Set down word for word each line from the start of the listing through the line that contains "2005.11, 2008.10, 2010.35];", both included.

## RECORDED DATA
========================

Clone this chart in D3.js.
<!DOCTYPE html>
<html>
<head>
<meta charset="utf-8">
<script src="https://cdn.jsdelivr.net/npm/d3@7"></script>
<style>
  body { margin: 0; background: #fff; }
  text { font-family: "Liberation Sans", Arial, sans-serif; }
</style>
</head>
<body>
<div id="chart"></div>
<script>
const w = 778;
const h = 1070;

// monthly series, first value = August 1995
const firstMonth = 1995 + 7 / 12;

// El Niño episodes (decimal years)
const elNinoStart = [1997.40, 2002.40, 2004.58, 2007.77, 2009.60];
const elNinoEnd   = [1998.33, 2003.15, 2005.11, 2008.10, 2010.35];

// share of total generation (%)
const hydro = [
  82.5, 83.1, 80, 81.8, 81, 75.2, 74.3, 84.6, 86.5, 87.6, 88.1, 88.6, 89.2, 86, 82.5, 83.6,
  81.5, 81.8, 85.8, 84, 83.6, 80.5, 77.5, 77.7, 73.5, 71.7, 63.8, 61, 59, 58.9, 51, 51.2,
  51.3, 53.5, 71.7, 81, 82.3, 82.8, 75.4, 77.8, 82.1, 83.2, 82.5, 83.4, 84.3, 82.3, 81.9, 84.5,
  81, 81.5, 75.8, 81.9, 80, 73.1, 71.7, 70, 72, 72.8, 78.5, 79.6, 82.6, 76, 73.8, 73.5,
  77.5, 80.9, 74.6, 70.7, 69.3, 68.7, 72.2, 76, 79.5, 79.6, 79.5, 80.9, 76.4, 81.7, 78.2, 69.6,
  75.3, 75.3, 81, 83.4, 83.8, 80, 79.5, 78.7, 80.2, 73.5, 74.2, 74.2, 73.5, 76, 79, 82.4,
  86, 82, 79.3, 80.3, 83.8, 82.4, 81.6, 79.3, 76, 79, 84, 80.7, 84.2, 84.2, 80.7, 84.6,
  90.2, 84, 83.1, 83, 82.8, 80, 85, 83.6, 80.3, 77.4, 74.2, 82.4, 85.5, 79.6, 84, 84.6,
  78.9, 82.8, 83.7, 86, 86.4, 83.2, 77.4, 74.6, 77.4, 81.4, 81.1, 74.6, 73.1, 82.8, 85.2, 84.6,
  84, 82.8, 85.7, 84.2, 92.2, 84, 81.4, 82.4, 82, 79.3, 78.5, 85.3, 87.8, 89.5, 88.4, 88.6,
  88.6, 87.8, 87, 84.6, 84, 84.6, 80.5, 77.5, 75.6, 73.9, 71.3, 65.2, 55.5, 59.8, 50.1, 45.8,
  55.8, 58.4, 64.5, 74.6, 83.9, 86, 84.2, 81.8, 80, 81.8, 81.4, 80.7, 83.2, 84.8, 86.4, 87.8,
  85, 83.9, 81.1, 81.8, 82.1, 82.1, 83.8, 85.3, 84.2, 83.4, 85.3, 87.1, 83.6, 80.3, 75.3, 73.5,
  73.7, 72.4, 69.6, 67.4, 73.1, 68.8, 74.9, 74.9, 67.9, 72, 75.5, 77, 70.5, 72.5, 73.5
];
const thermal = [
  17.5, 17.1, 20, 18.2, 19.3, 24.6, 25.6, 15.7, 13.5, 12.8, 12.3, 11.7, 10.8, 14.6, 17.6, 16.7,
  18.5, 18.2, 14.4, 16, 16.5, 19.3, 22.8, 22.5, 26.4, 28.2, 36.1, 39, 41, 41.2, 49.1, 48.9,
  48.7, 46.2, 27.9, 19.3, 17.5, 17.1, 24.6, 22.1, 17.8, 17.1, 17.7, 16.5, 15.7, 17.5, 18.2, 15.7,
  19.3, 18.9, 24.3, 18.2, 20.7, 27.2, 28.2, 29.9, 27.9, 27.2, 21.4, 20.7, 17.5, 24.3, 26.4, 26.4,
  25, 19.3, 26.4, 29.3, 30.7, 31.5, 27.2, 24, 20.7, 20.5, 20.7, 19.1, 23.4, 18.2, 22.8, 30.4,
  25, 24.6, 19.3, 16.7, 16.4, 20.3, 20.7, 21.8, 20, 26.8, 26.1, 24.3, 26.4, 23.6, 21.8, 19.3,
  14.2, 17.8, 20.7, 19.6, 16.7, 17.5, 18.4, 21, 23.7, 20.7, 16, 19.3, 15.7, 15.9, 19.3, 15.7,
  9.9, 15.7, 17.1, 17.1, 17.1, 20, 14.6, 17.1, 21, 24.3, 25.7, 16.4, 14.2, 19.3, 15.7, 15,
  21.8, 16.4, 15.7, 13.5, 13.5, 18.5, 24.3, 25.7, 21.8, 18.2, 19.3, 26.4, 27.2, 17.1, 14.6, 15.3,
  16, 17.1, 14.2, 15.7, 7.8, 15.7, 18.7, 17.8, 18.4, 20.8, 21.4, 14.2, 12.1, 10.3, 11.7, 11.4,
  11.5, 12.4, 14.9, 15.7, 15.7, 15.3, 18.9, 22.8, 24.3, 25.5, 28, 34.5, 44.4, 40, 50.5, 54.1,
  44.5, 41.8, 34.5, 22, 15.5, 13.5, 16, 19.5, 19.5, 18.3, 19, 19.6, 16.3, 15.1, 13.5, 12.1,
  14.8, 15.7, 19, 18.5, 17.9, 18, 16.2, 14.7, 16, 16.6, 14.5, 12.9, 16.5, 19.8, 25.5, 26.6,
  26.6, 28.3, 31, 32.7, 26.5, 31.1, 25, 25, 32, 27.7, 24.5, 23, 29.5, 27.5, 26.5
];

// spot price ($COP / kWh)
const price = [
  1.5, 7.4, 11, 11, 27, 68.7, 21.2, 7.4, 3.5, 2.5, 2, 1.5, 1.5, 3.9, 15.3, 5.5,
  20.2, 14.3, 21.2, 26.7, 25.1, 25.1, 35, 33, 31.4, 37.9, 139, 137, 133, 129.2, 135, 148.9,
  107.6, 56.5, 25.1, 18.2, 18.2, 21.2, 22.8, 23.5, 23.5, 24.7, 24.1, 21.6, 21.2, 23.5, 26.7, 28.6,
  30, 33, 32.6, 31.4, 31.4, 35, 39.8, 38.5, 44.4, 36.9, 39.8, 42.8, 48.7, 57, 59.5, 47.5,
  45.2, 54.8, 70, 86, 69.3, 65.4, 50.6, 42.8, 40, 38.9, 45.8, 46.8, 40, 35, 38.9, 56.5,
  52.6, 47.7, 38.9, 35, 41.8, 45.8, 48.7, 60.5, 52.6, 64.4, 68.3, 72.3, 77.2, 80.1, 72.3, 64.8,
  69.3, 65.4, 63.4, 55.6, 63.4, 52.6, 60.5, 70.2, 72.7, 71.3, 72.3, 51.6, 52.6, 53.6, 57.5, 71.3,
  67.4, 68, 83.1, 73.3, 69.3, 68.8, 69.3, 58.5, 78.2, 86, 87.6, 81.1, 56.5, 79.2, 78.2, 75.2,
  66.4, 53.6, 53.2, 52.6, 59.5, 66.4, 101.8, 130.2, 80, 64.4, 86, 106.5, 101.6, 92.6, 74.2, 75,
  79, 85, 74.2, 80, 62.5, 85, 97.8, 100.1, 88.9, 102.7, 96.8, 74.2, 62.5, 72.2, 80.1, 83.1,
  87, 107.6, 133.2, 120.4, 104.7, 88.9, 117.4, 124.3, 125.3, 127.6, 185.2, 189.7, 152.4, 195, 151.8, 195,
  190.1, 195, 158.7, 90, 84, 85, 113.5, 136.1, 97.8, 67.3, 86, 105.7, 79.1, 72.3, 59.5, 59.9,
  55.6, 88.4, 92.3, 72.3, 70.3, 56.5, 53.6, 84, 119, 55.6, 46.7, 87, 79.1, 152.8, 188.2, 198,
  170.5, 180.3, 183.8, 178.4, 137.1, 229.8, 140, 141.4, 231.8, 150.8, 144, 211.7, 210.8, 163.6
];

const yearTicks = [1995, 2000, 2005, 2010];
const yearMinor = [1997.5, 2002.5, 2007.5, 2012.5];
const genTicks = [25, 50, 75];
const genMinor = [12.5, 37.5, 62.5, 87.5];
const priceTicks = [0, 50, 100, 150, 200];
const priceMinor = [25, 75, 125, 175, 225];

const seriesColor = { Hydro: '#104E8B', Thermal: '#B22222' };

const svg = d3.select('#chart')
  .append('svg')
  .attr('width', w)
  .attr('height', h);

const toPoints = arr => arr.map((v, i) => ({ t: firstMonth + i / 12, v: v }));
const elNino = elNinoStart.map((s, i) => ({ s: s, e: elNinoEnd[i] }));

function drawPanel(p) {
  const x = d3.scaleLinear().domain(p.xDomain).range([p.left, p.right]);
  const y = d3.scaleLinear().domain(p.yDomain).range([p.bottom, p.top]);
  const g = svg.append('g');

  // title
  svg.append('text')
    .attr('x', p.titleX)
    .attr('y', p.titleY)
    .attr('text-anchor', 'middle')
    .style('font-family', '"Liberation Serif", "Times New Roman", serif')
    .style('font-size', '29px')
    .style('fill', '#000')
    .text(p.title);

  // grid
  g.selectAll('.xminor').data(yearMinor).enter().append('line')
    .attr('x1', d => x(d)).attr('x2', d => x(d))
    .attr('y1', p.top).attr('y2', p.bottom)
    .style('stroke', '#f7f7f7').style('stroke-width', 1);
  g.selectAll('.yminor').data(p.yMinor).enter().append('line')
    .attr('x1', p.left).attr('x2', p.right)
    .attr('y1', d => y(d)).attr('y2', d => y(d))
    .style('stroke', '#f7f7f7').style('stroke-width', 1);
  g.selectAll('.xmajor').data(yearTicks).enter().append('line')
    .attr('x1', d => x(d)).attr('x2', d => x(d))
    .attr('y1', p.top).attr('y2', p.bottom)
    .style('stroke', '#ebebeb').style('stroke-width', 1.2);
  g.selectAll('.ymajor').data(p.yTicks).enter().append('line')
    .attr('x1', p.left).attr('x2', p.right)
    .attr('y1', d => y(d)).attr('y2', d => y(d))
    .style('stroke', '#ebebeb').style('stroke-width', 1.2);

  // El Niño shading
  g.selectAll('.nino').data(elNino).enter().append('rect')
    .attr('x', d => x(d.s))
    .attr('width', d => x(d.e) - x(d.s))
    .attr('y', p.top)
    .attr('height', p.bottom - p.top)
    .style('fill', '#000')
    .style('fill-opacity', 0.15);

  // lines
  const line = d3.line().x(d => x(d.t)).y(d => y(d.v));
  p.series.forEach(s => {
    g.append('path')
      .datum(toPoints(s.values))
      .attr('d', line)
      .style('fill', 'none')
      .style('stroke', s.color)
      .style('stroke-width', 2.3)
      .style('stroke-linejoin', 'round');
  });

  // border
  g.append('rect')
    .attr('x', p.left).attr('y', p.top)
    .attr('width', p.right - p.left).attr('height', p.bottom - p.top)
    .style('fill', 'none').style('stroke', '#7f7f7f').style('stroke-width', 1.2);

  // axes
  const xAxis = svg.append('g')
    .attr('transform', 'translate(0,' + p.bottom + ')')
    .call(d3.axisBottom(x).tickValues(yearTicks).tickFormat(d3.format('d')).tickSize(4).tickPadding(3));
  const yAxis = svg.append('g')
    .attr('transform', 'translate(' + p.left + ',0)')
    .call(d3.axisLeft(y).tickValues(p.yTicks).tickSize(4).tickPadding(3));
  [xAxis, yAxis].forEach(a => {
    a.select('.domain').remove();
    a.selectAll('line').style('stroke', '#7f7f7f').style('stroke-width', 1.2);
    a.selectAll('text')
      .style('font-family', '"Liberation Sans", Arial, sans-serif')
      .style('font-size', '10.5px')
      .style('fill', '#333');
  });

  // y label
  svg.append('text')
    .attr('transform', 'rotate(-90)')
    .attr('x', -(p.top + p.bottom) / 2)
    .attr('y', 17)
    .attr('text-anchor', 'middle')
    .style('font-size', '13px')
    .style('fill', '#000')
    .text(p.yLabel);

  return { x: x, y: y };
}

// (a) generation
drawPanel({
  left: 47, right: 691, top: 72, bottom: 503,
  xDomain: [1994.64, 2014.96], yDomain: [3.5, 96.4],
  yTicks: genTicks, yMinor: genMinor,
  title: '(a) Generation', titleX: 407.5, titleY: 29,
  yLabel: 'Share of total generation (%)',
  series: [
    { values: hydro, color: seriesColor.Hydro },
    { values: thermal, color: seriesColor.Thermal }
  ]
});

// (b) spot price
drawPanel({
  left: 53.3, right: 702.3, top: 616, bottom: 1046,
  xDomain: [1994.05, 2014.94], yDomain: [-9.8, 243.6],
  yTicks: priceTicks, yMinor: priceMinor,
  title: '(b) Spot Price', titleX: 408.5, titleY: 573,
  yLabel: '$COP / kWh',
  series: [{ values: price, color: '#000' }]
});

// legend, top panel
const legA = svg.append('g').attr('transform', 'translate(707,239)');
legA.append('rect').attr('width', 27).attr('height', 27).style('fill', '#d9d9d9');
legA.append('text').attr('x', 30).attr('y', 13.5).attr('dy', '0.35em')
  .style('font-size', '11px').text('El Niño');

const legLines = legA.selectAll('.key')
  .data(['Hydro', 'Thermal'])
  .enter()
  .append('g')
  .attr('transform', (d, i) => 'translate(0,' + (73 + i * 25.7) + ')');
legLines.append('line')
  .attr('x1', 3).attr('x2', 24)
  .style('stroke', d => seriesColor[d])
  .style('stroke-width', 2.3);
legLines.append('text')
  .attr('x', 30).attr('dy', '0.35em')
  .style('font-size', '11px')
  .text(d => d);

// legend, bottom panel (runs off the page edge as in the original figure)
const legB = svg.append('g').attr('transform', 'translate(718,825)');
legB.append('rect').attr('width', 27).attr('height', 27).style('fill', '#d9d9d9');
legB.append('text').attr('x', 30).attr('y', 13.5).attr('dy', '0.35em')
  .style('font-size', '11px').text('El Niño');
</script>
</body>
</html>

========================

## SOLUTION TO THIS PROBLEM
Clone this chart in D3.js.
<!DOCTYPE html>
<html>
<head>
<meta charset="utf-8">
<script src="https://cdn.jsdelivr.net/npm/d3@7"></script>
<style>
  body { margin: 0; background: #fff; }
  text { font-family: "Liberation Sans", Arial, sans-serif; }
</style>
</head>
<body>
<div id="chart"></div>
<script>
const w = 778;
const h = 1070;

// monthly series, first value = August 1995
const firstMonth = 1995 + 7 / 12;

// El Niño episodes (decimal years)
const elNinoStart = [1997.40, 2002.40, 2004.58, 2007.77, 2009.60];
const elNinoEnd   = [1998.33, 2003.15, 2005.11, 2008.10, 2010.35];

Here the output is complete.